Divotino (Bulgarian: Дивотино) is a village in western Bulgaria, located in Oblast Pernik, Obshtina Pernik.

Geography 
Divotino is a village in Bulgaria located 4 km north of Pernik, at the foot of Lyulin mountain.

History 
The village of Divotino is an old, medieval settlement, inscribed in the lists of the Djelepkeshans from 1576 under the name  Дивотине (Divotine), to the Grahova nahia of the Kaaza Sofia. The village is first mentioned in Ottoman registers from the 15th century. Remains of the primitive municipal system (Neolithic, Paleolithic) have been found in its territory.
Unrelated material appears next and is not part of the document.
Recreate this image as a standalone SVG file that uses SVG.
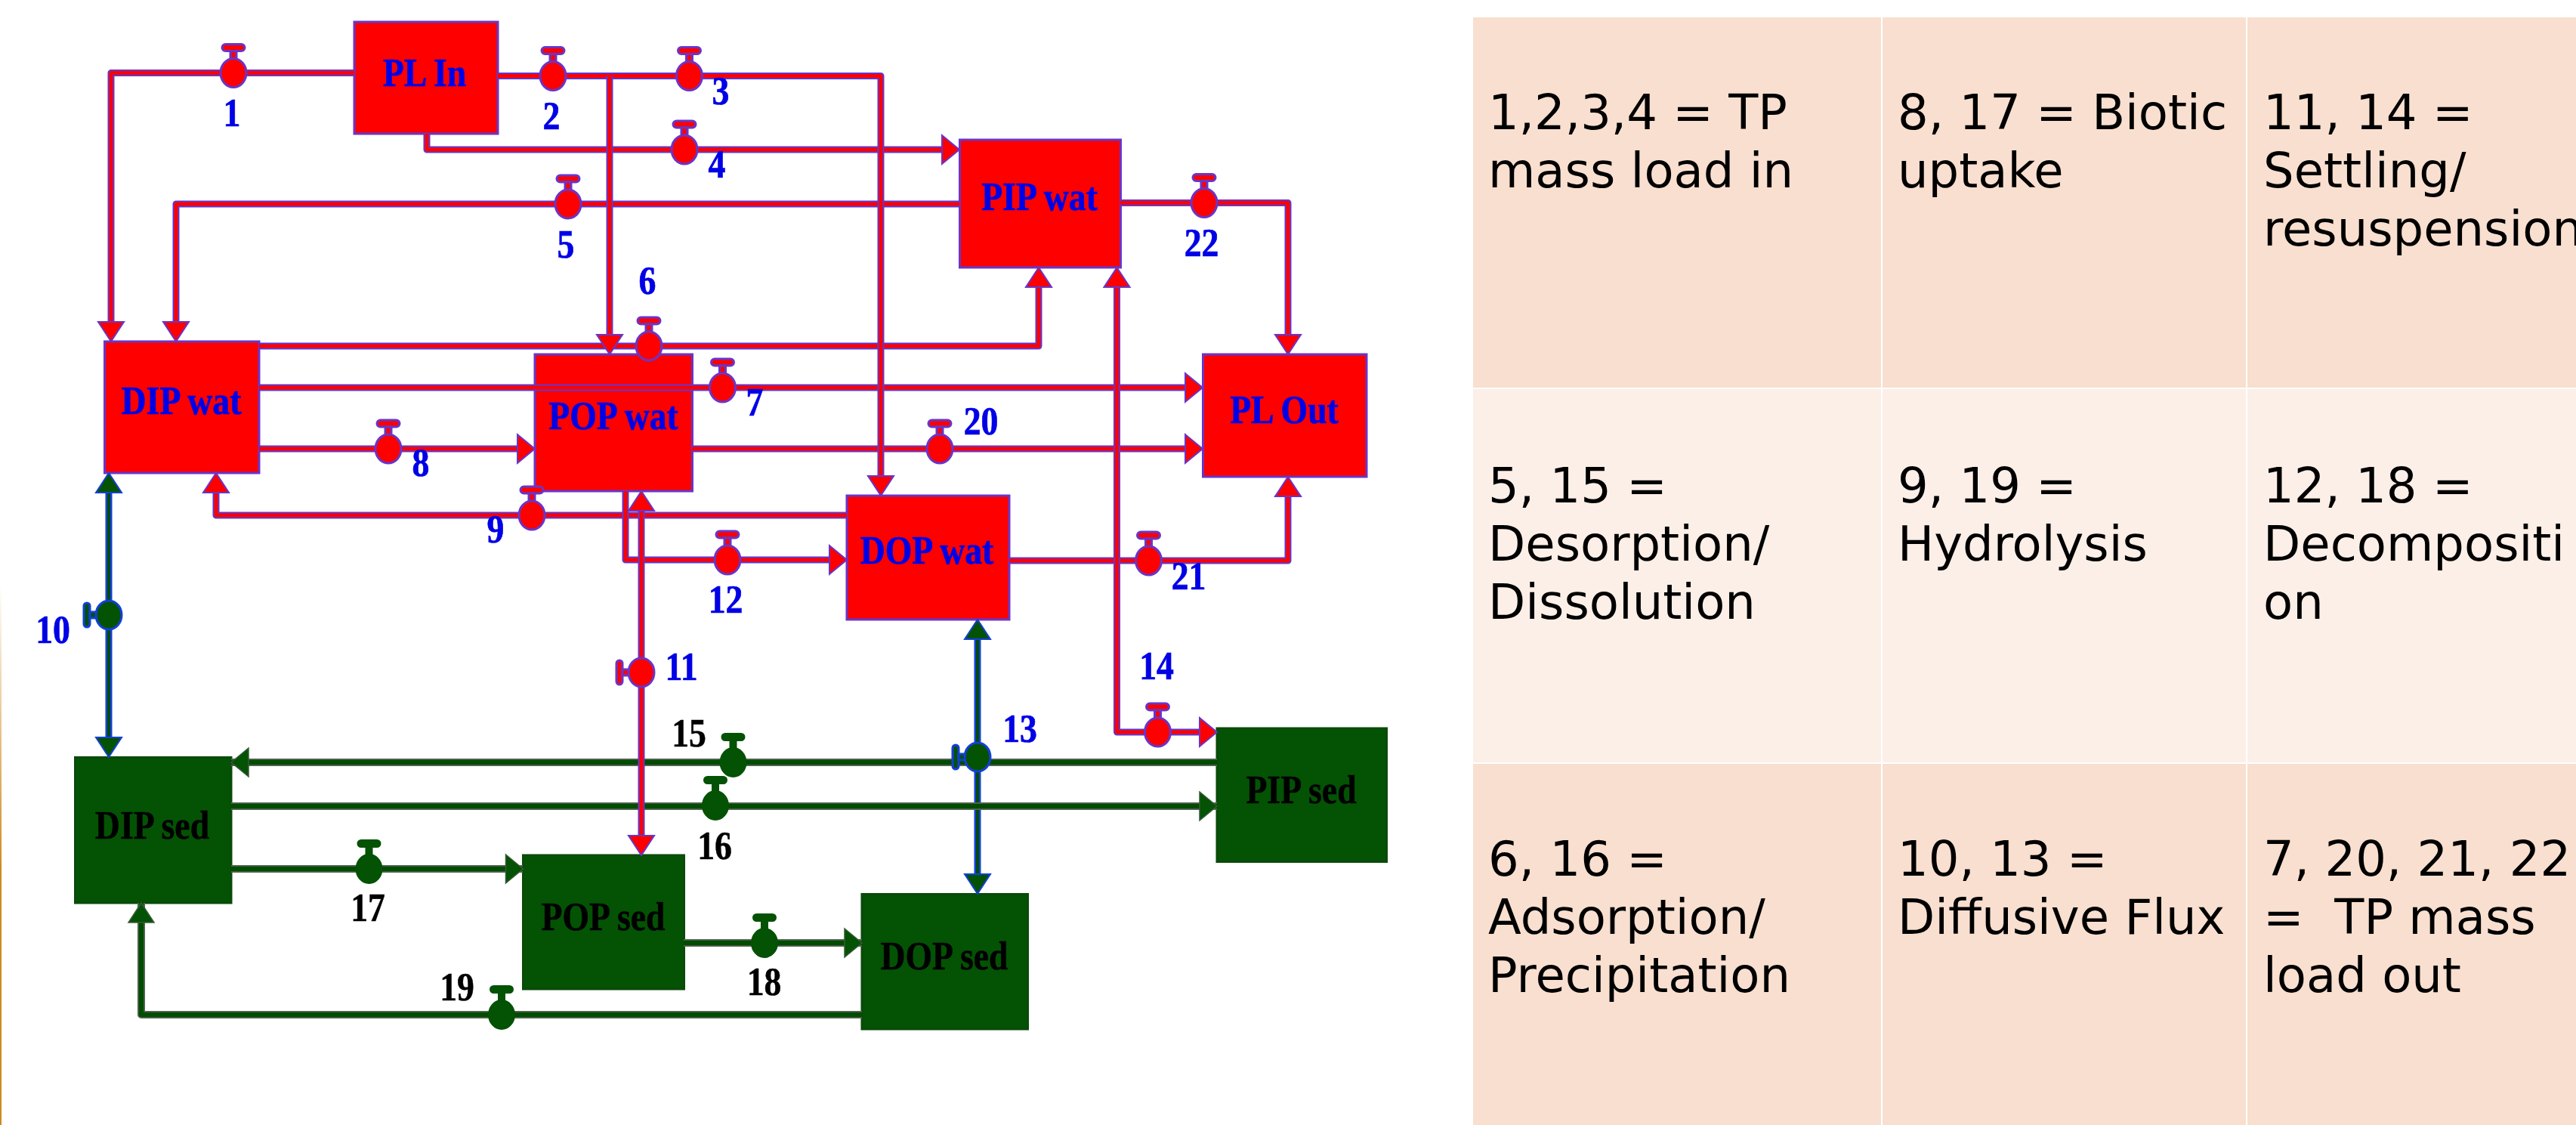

The Liberation of Bulgaria passed almost silently for the inhabitants of the village of Divotino: about fifteen Russian officers descended from Lyulin, but as they did not find Turkish inhabitants in the village, they continued to Pernik and Radomir.

Religion 

Only Orthodox Christians have always lived in the village, even during the Ottoman rule. There is a church in the village. Nearby is the Divotin Monastery „St. Trinity“.

Notable people 

 Stojan Popov (1865 – 1939), child writer

Honour 
Divotino Point on Robert Island in the South Shetland Islands, Antarctica is named after Divotino.